Objective: Write out the entire listing below exactly as it appears, minus any pictures.

Raw data:
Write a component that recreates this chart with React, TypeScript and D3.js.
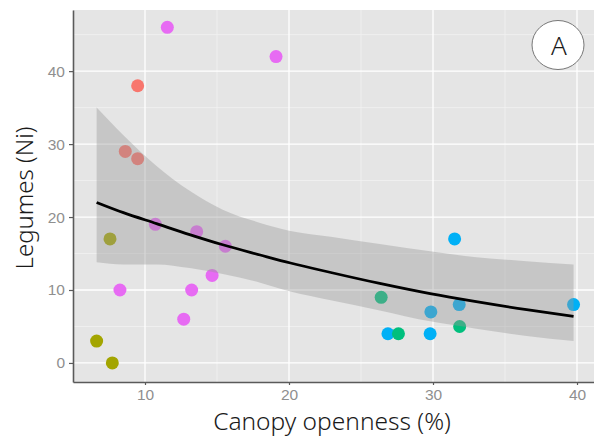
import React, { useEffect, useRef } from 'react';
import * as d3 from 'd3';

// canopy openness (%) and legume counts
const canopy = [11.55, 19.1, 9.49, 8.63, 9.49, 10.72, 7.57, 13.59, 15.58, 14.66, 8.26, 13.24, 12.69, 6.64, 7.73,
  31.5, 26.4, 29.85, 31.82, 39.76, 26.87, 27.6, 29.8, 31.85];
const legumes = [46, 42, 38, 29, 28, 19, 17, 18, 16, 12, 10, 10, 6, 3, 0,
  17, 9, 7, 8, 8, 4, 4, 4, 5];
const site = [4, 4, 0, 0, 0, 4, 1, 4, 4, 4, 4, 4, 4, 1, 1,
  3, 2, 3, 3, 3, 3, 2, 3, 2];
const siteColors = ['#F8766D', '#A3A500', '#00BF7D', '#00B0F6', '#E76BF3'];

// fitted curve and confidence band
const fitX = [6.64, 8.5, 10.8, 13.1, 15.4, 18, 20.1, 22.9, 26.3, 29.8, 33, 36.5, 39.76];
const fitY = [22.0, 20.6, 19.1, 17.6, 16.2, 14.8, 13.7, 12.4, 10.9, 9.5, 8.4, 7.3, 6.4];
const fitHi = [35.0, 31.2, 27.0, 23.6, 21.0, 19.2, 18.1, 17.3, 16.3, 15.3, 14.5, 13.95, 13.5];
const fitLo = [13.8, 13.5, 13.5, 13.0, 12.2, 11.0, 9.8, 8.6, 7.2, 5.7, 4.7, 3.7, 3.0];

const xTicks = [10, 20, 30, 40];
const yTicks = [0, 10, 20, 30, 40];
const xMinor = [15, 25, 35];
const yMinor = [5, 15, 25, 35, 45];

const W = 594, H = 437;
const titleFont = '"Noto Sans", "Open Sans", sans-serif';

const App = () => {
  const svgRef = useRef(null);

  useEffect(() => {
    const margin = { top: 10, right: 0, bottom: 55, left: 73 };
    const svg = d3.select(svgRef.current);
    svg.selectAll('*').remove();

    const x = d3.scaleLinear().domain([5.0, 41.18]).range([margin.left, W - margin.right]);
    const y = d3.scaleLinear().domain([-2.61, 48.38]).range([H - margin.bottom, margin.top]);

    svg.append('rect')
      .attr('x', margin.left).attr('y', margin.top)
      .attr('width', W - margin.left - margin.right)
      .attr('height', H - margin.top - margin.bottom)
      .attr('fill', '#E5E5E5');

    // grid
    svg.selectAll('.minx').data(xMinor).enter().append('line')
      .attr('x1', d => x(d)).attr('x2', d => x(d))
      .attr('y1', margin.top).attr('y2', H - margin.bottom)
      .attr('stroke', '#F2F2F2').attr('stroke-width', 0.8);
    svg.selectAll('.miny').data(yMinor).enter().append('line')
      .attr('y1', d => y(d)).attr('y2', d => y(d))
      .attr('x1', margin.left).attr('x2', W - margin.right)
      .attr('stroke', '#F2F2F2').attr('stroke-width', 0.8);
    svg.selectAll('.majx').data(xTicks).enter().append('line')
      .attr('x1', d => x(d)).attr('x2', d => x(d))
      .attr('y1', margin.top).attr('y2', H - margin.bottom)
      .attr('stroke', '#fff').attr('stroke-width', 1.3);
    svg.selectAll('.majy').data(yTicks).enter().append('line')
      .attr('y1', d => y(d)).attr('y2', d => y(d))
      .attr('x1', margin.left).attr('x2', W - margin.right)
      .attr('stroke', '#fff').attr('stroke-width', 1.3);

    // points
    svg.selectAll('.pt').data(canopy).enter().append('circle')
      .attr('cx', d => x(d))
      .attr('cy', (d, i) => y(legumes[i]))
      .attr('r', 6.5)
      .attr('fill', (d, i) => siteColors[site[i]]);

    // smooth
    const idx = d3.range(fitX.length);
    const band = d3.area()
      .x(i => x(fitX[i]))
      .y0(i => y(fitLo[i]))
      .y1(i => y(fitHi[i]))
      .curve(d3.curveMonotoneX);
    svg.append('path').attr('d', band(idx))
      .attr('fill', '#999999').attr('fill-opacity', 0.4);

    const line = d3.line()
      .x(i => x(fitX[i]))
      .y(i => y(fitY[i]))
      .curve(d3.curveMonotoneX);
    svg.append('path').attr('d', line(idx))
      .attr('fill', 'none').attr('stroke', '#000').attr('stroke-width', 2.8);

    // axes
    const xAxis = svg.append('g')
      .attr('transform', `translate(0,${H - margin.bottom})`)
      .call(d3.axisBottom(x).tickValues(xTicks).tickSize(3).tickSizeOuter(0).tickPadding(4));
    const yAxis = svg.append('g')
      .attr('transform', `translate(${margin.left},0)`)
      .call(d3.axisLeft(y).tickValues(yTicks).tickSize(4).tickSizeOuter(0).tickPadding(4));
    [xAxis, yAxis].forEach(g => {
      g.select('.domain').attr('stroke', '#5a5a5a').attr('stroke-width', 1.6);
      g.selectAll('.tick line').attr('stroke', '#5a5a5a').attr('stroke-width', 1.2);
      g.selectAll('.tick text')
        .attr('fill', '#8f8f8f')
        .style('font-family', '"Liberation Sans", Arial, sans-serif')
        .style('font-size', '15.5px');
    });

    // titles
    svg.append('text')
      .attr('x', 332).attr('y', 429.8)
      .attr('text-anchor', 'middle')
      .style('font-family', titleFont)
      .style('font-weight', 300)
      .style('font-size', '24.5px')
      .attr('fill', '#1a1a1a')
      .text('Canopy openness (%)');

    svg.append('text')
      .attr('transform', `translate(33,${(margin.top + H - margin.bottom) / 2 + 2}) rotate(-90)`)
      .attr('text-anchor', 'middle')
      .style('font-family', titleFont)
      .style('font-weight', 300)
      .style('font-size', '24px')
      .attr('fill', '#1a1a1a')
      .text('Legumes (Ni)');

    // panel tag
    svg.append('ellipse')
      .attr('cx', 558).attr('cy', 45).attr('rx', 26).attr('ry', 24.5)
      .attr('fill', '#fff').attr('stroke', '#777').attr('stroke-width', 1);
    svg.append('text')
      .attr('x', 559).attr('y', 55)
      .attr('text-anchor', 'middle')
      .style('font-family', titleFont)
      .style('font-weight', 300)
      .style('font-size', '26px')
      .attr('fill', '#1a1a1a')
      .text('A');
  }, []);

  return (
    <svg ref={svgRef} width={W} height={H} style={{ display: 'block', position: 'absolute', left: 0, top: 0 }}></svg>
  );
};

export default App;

Task result:
Write a component that recreates this chart with React, TypeScript and D3.js.
import React, { useEffect, useRef } from 'react';
import * as d3 from 'd3';

// canopy openness (%) and legume counts
const canopy = [11.55, 19.1, 9.49, 8.63, 9.49, 10.72, 7.57, 13.59, 15.58, 14.66, 8.26, 13.24, 12.69, 6.64, 7.73,
  31.5, 26.4, 29.85, 31.82, 39.76, 26.87, 27.6, 29.8, 31.85];
const legumes = [46, 42, 38, 29, 28, 19, 17, 18, 16, 12, 10, 10, 6, 3, 0,
  17, 9, 7, 8, 8, 4, 4, 4, 5];
const site = [4, 4, 0, 0, 0, 4, 1, 4, 4, 4, 4, 4, 4, 1, 1,
  3, 2, 3, 3, 3, 3, 2, 3, 2];
const siteColors = ['#F8766D', '#A3A500', '#00BF7D', '#00B0F6', '#E76BF3'];

// fitted curve and confidence band
const fitX = [6.64, 8.5, 10.8, 13.1, 15.4, 18, 20.1, 22.9, 26.3, 29.8, 33, 36.5, 39.76];
const fitY = [22.0, 20.6, 19.1, 17.6, 16.2, 14.8, 13.7, 12.4, 10.9, 9.5, 8.4, 7.3, 6.4];
const fitHi = [35.0, 31.2, 27.0, 23.6, 21.0, 19.2, 18.1, 17.3, 16.3, 15.3, 14.5, 13.95, 13.5];
const fitLo = [13.8, 13.5, 13.5, 13.0, 12.2, 11.0, 9.8, 8.6, 7.2, 5.7, 4.7, 3.7, 3.0];

const xTicks = [10, 20, 30, 40];
const yTicks = [0, 10, 20, 30, 40];
const xMinor = [15, 25, 35];
const yMinor = [5, 15, 25, 35, 45];

const W = 594, H = 437;
const titleFont = '"Noto Sans", "Open Sans", sans-serif';

const App = () => {
  const svgRef = useRef(null);

  useEffect(() => {
    const margin = { top: 10, right: 0, bottom: 55, left: 73 };
    const svg = d3.select(svgRef.current);
    svg.selectAll('*').remove();

    const x = d3.scaleLinear().domain([5.0, 41.18]).range([margin.left, W - margin.right]);
    const y = d3.scaleLinear().domain([-2.61, 48.38]).range([H - margin.bottom, margin.top]);

    svg.append('rect')
      .attr('x', margin.left).attr('y', margin.top)
      .attr('width', W - margin.left - margin.right)
      .attr('height', H - margin.top - margin.bottom)
      .attr('fill', '#E5E5E5');

    // grid
    svg.selectAll('.minx').data(xMinor).enter().append('line')
      .attr('x1', d => x(d)).attr('x2', d => x(d))
      .attr('y1', margin.top).attr('y2', H - margin.bottom)
      .attr('stroke', '#F2F2F2').attr('stroke-width', 0.8);
    svg.selectAll('.miny').data(yMinor).enter().append('line')
      .attr('y1', d => y(d)).attr('y2', d => y(d))
      .attr('x1', margin.left).attr('x2', W - margin.right)
      .attr('stroke', '#F2F2F2').attr('stroke-width', 0.8);
    svg.selectAll('.majx').data(xTicks).enter().append('line')
      .attr('x1', d => x(d)).attr('x2', d => x(d))
      .attr('y1', margin.top).attr('y2', H - margin.bottom)
      .attr('stroke', '#fff').attr('stroke-width', 1.3);
    svg.selectAll('.majy').data(yTicks).enter().append('line')
      .attr('y1', d => y(d)).attr('y2', d => y(d))
      .attr('x1', margin.left).attr('x2', W - margin.right)
      .attr('stroke', '#fff').attr('stroke-width', 1.3);

    // points
    svg.selectAll('.pt').data(canopy).enter().append('circle')
      .attr('cx', d => x(d))
      .attr('cy', (d, i) => y(legumes[i]))
      .attr('r', 6.5)
      .attr('fill', (d, i) => siteColors[site[i]]);

    // smooth
    const idx = d3.range(fitX.length);
    const band = d3.area()
      .x(i => x(fitX[i]))
      .y0(i => y(fitLo[i]))
      .y1(i => y(fitHi[i]))
      .curve(d3.curveMonotoneX);
    svg.append('path').attr('d', band(idx))
      .attr('fill', '#999999').attr('fill-opacity', 0.4);

    const line = d3.line()
      .x(i => x(fitX[i]))
      .y(i => y(fitY[i]))
      .curve(d3.curveMonotoneX);
    svg.append('path').attr('d', line(idx))
      .attr('fill', 'none').attr('stroke', '#000').attr('stroke-width', 2.8);

    // axes
    const xAxis = svg.append('g')
      .attr('transform', `translate(0,${H - margin.bottom})`)
      .call(d3.axisBottom(x).tickValues(xTicks).tickSize(3).tickSizeOuter(0).tickPadding(4));
    const yAxis = svg.append('g')
      .attr('transform', `translate(${margin.left},0)`)
      .call(d3.axisLeft(y).tickValues(yTicks).tickSize(4).tickSizeOuter(0).tickPadding(4));
    [xAxis, yAxis].forEach(g => {
      g.select('.domain').attr('stroke', '#5a5a5a').attr('stroke-width', 1.6);
      g.selectAll('.tick line').attr('stroke', '#5a5a5a').attr('stroke-width', 1.2);
      g.selectAll('.tick text')
        .attr('fill', '#8f8f8f')
        .style('font-family', '"Liberation Sans", Arial, sans-serif')
        .style('font-size', '15.5px');
    });

    // titles
    svg.append('text')
      .attr('x', 332).attr('y', 429.8)
      .attr('text-anchor', 'middle')
      .style('font-family', titleFont)
      .style('font-weight', 300)
      .style('font-size', '24.5px')
      .attr('fill', '#1a1a1a')
      .text('Canopy openness (%)');

    svg.append('text')
      .attr('transform', `translate(33,${(margin.top + H - margin.bottom) / 2 + 2}) rotate(-90)`)
      .attr('text-anchor', 'middle')
      .style('font-family', titleFont)
      .style('font-weight', 300)
      .style('font-size', '24px')
      .attr('fill', '#1a1a1a')
      .text('Legumes (Ni)');

    // panel tag
    svg.append('ellipse')
      .attr('cx', 558).attr('cy', 45).attr('rx', 26).attr('ry', 24.5)
      .attr('fill', '#fff').attr('stroke', '#777').attr('stroke-width', 1);
    svg.append('text')
      .attr('x', 559).attr('y', 55)
      .attr('text-anchor', 'middle')
      .style('font-family', titleFont)
      .style('font-weight', 300)
      .style('font-size', '26px')
      .attr('fill', '#1a1a1a')
      .text('A');
  }, []);

  return (
    <svg ref={svgRef} width={W} height={H} style={{ display: 'block', position: 'absolute', left: 0, top: 0 }}></svg>
  );
};

export default App;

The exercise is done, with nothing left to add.